Rasulullah ﷺ bersabda, "Apabila kalian mendatangi tempat buang hajat, janganlah kalian menghadap kiblat dan jangan pula membelakanginya, akan tetapi menghadaplah ke timur atau ke barat." (HR. Bukhari dan Muslim)
Ini berlaku di tempat terbuka. Di dalam bangunan yang ada dindingnya, dibolehkan. - Menghindari Tempat Terlarang: Jangan buang air di air yang menggenang (tidak mengalir), di bawah pohon yang berbuah, di jalan umum, di tempat berteduh, atau di lubang tanah, karena dapat menyebabkan najis, bau, dan mengganggu orang lain atau hewan.
- Bersembunyi (Satar): Berusahalah untuk menjauh dan bersembunyi dari pandangan orang lain saat buang hajat, meskipun di tempat yang sepi. Ini adalah bentuk rasa malu dan menjaga kehormatan.
- Tidak Berbicara: Dianjurkan untuk tidak berbicara atau menjawab salam saat sedang buang air. Ini adalah bagian dari adab mengagungkan tempat tersebut sebagai tempat najis.
- Menjaga Pakaian dari Percikan Najis: Berhati-hatilah agar percikan najis tidak mengenai pakaian atau tubuh. Ini bisa dilakukan dengan jongkok secara benar dan memastikan air kencing tidak memercik kembali.

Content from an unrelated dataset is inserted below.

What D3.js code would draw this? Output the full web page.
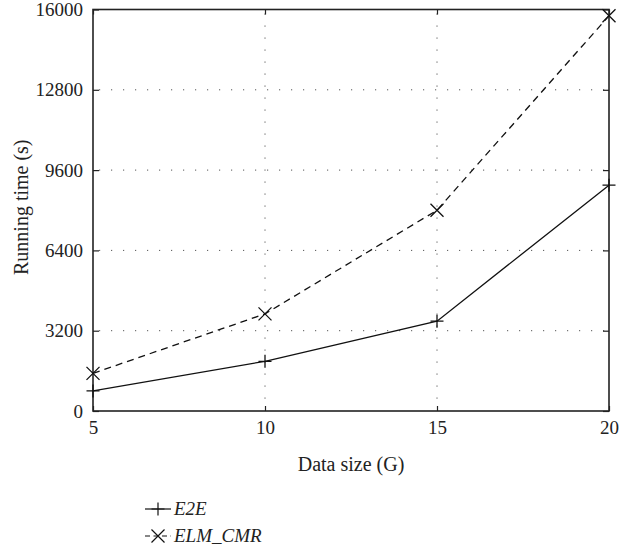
<!DOCTYPE html>
<meta charset="utf-8">
<style>
body { margin: 0; background: white; }
text { font-family: "Liberation Serif", "DejaVu Serif", serif; fill: #222; }
.grid line { stroke: #555; stroke-width: 1; stroke-dasharray: 1.2,10.8; }
</style>
<body>
<script src="https://d3js.org/d3.v7.min.js"></script>
<script>

const width = 638
const height = 552

// data
const sizes = [5, 10, 15, 20]
const e2e = [800, 1980, 3580, 9000]
const elmCmr = [1500, 3870, 8000, 15750]
const yTicks = [0, 3200, 6400, 9600, 12800, 16000]
const seriesNames = ['E2E', 'ELM_CMR']

const margin = {left: 93, right: 29, top: 9.5, bottom: 141}

const svg = d3.select('body').append('svg')
  .attr('width', width)
  .attr('height', height)

const x = d3.scaleLinear().domain([5, 20]).range([margin.left, width - margin.right])
const y = d3.scaleLinear().domain([0, 16000]).range([height - margin.bottom, margin.top])

// dotted grid
const grid = svg.append('g').attr('class', 'grid')
grid.selectAll('.gy')
  .data(yTicks.slice(1, -1))
  .join('line')
  .attr('x1', x(5) + 6).attr('x2', x(20) - 4)
  .attr('y1', d => y(d)).attr('y2', d => y(d))
grid.selectAll('.gx')
  .data(sizes.slice(1, -1))
  .join('line')
  .attr('class', 'gx')
  .attr('y1', y(16000) + 4).attr('y2', y(0) - 2)
  .attr('x1', d => x(d)).attr('x2', d => x(d))

// axes with inward ticks
const axisStyle = g => {
  g.select('.domain').remove()
  g.selectAll('.tick line').attr('stroke', '#222').attr('stroke-width', 1.2)
  g.selectAll('.tick text').style('font-size', '19px').attr('fill', '#222')
}
svg.append('g')
  .attr('transform', `translate(${margin.left},0)`)
  .call(d3.axisLeft(y).tickValues(yTicks).tickFormat(d3.format('d')).tickSizeInner(-6).tickPadding(10))
  .call(axisStyle)
svg.append('g')
  .attr('transform', `translate(${width - margin.right},0)`)
  .call(d3.axisRight(y).tickValues(yTicks).tickFormat('').tickSizeInner(-6))
  .call(axisStyle)
svg.append('g')
  .attr('transform', `translate(0,${y(0)})`)
  .call(d3.axisBottom(x).tickValues(sizes).tickSizeInner(-5).tickPadding(10))
  .call(axisStyle)
svg.append('g')
  .attr('transform', `translate(0,${y(16000)})`)
  .call(d3.axisTop(x).tickValues(sizes).tickFormat('').tickSizeInner(-5))
  .call(axisStyle)

// frame
svg.append('rect')
  .attr('x', x(5)).attr('y', y(16000))
  .attr('width', x(20) - x(5)).attr('height', y(0) - y(16000))
  .attr('fill', 'none').attr('stroke', '#222').attr('stroke-width', 1.6)

// axis titles
svg.append('text')
  .attr('x', x(12.5)).attr('y', 471)
  .attr('text-anchor', 'middle')
  .style('font-size', '20px')
  .text('Data size (G)')
svg.append('text')
  .attr('transform', `translate(28,${y(8000) - 3}) rotate(-90)`)
  .attr('text-anchor', 'middle')
  .style('font-size', '20px')
  .text('Running time (s)')

const line = d3.line().x((d, i) => x(sizes[i])).y(d => y(d))

function plus(sel, s) {
  sel.append('path').attr('d', `M${-s},0H${s}M0,${-s}V${s}`)
}
function cross(sel, s) {
  sel.append('path').attr('d', `M${-s},${-s}L${s},${s}M${-s},${s}L${s},${-s}`)
}

const series = [
  {vals: e2e, dash: null, mark: plus},
  {vals: elmCmr, dash: '7,5', mark: cross}
]

series.forEach((s, k) => {
  svg.append('path')
    .datum(s.vals)
    .attr('d', line)
    .attr('fill', 'none')
    .attr('stroke', '#111')
    .attr('stroke-width', 1.3)
    .attr('stroke-dasharray', s.dash)
  svg.append('g').selectAll('g')
    .data(s.vals)
    .join('g')
    .attr('transform', (d, i) => `translate(${x(sizes[i])},${y(d)})`)
    .attr('stroke', '#111')
    .attr('stroke-width', 1.3)
    .each(function () { s.mark(d3.select(this), 6.5) })

  // legend entry
  const ly = 509 + k * 27
  svg.append('line')
    .attr('x1', 145).attr('x2', 171).attr('y1', ly).attr('y2', ly)
    .attr('stroke', '#111').attr('stroke-width', 1.2)
    .attr('stroke-dasharray', s.dash ? '5,3.5' : null)
  const lg = svg.append('g')
    .attr('transform', `translate(158,${ly})`)
    .attr('stroke', '#111').attr('stroke-width', 1.2)
  s.mark(lg, 6.5)
  svg.append('text')
    .attr('x', 174).attr('y', ly + 6)
    .style('font-size', '19px')
    .style('font-style', 'italic')
    .text(seriesNames[k])
})

</script>
</body>
</html>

3. Tata Cara Istinja' Setelah Buang Air
A. Istinja' dengan Air (Metode Utama)
Ini adalah metode yang paling utama dan sempurna:
- Istibra' (Menghentikan Sisa Kotoran): Setelah buang air kecil, pastikan tidak ada lagi sisa urine yang akan keluar. Ini disebut istibra'. Caranya bisa dengan berdehem pelan, mengurut pangkal zakar (bagi laki-laki) secara perlahan ke arah depan, atau diam sejenak sambil menunggu tetesan terakhir keluar. Bagi wanita, cukup menunggu sejenak. Pastikan tidak terlalu berlebihan hingga menimbulkan was-was.

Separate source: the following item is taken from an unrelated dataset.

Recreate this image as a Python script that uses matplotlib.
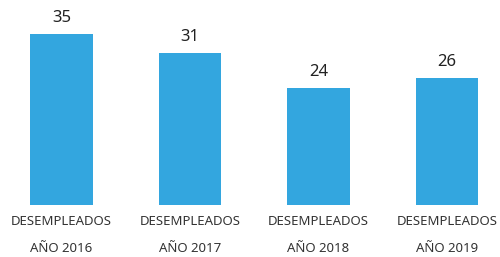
import matplotlib
matplotlib.use("Agg")
import matplotlib.pyplot as plt

# data
years = ["2016", "2017", "2018", "2019"]
desempleados = [35, 31, 24, 26]
cat_line1 = "DESEMPLEADOS"
cat_line2 = ["AÑO " + y for y in years]

plt.rcParams['font.family'] = ['Noto Sans', 'DejaVu Sans']

fig = plt.figure(figsize=(5, 2.57), dpi=100)
ax = fig.add_axes([0, 0, 1, 1])

x = list(range(len(years)))
ax.bar(x, desempleados, width=0.49, color='#33a6df')

# value labels above bars
for xi, v in zip(x, desempleados):
    ax.annotate(str(v), (xi, v), xytext=(0, 11.5), textcoords='offset points',
                ha='center', va='center', fontsize=12, color='#222222')

# category labels under bars
for xi, lab in zip(x, cat_line2):
    ax.text(xi, -3.3, cat_line1, ha='center', va='center',
            fontsize=9.5, color='#333333', fontweight='light')
    ax.text(xi, -8.8, lab, ha='center', va='center',
            fontsize=9.5, color='#333333', fontweight='light')

ax.set_xlim(-0.4786, 3.4125)
ax.set_ylim(-10.63, 41.93)
ax.axis('off')

fig.savefig("out.png", dpi=100, facecolor='white')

- Menggunakan Tangan Kiri: Istinja' dilakukan dengan tangan kiri. Tangan kanan digunakan untuk menyiram air, sedangkan tangan kiri digunakan untuk membersihkan area qubul dan dubur. Ini adalah sunnah Nabi ﷺ.
- Membersihkan Dubur Terlebih Dahulu: Setelah buang air besar, bersihkan area dubur terlebih dahulu. Siram dengan air bersih, lalu gosok dengan jari-jari tangan kiri secara perlahan dan menyeluruh hingga kotoran hilang dan terasa bersih. Pastikan tidak ada sisa kotoran yang menempel.
- Membersihkan Qubul: Setelah itu, bersihkan area qubul (kemaluan depan). Bagi laki-laki, siram dan bersihkan ujung zakar. Bagi wanita, bersihkan bagian luar kemaluan dan lipatan-lipatan yang mungkin terkena najis.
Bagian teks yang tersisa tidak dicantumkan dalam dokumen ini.